Thursday, 19 May 2011

Cannes Day 7: The Big Fix

It seems there's been a recent spurt in eco-focused documentaries. That's probably because the ecological crisis is getting harder and harder to ignore.

Readers may remember the acclaimed 2010 documentary GasLand, which was Josh Fox's amazing piece of detective work into the frac'ing process, an extremely harmful method of extracting sub-terranean gas.

Unfortunately, what The Big Fix uncovers is just as bad, and as such, should be declared as mandatory viewing.

Married couple (and co-directors of The Big Fix) Josh and Rebecca Tickle are attempting to continue the campaign surrounding Josh's last feature documentary, Fuel, which had the Tickles drive across the United States in a bio-diesel powered van, spreading the word about reducing fossil fuel dependencies (I never saw it, but it might be worth it to do so - if only to see them drive in a car filled with deep-fry grease).

Unfortunately, on April 20th, 2010, the Deepwater Horizon oil drilling rig exploded, leaking 4.9 million barrels of crude oil before the spill was "contained" months later in July. Distracted from their spreading their earlier message, the Tickles hit the Gulf, bringing their cameras and some eco-friendly celebrities (Jason Mraz, Peter Fonda, Amy Smart) along to back them up.

But it doesn't just stay in Louisiana, the worst-affected area of the oil spill. The Big Fix reveals an excellent (and yet, disgusting) portrayal of how the Gulf of Mexico is still not at all clean, despite official statements and Presidential proclamations. It also provides a brief history of the assassination conspiracies surrounding Huey Long, famous for standing up to Big Oil. Was he taken out to prevent obstacles for further oil expansions?

More questions begin to roll in: Why aren't the oil companies being held responsible for incidents like the Deepwater Horizon when they violate their safety procedures to increase their profits? Why is it acceptable for lobbyists to contribute hundreds of thousands of dollars to political campaigns for pro-oil politicians? And why does Obama's ecological track record look as bad (or worse) than Dubya's, when he was voted in on a green wave of hope? Why is there so much corruption?

It's here that The Big Fix riskily condemns Obama (which could raise a few eyebrows, but fill even more seats) for his negligence regarding the energy crisis and peak oil. Fortunately, the Tickles provide some hard-hitting data, illustrated seamlessly and clearly with evocative, eye-catching infographics. There are a few talking heads, but the filmmakers don't linger for too long. They also manage to succesfully capture some shocking hidden camera footage, which I won't spoil. Needless to say, there's a lot to discuss here.

The film is so fresh from the editing room that it also includes coverage of the 2011 Japanese earthquake disaster, raising some issues regarding nuclear energy, its overall stability, and the stubbornness about giving it up. What, if anything, have we learned from these awful environmental disasters?

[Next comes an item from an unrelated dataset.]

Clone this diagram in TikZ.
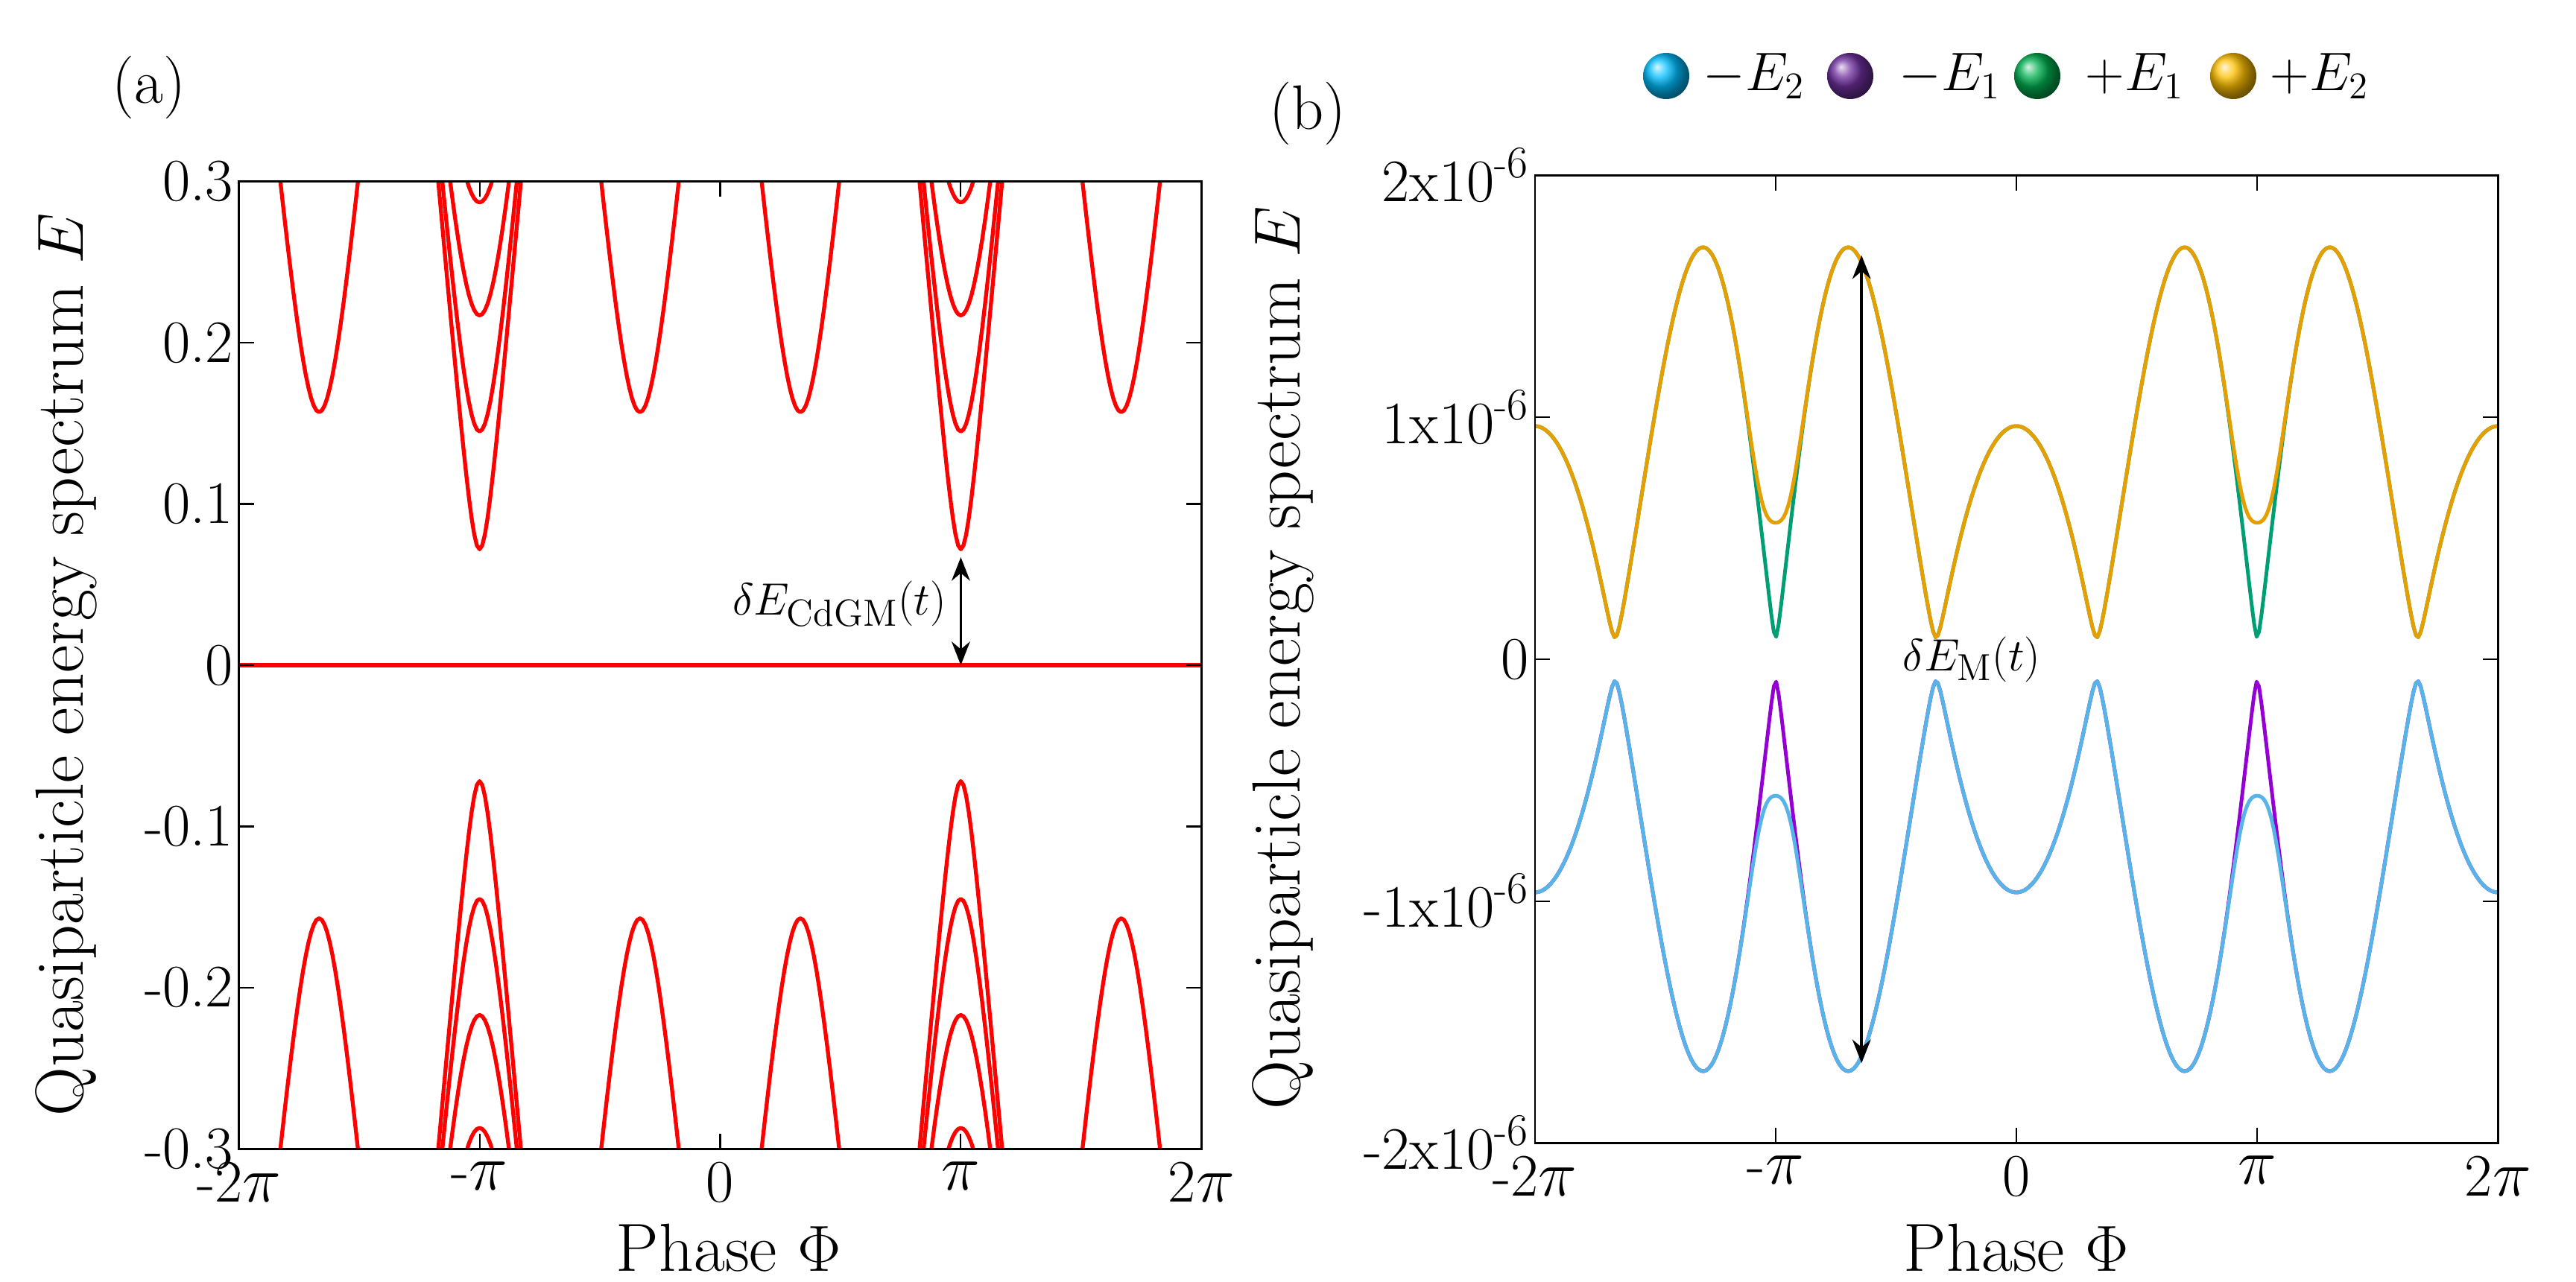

The Big Fix ends with the conclusion that events like the Deepwater Horizon oil spill are nowhere close to being catastrophic enough for the world to get the message about changing fuel habits. As a film, The Big Fix probably a little long, but as an argument it's incredibly strong, scary, and crucially important. The Big Fix is like GasLand mixed with Inside Job, and there's also elements of The Cove. But these are very powerful documentaries - any film that draws comparisons should treat them as a compliment. They should consider banding together, because these films are so connected with their ability to uncover corruption. And sadly, it seems to be everywhere.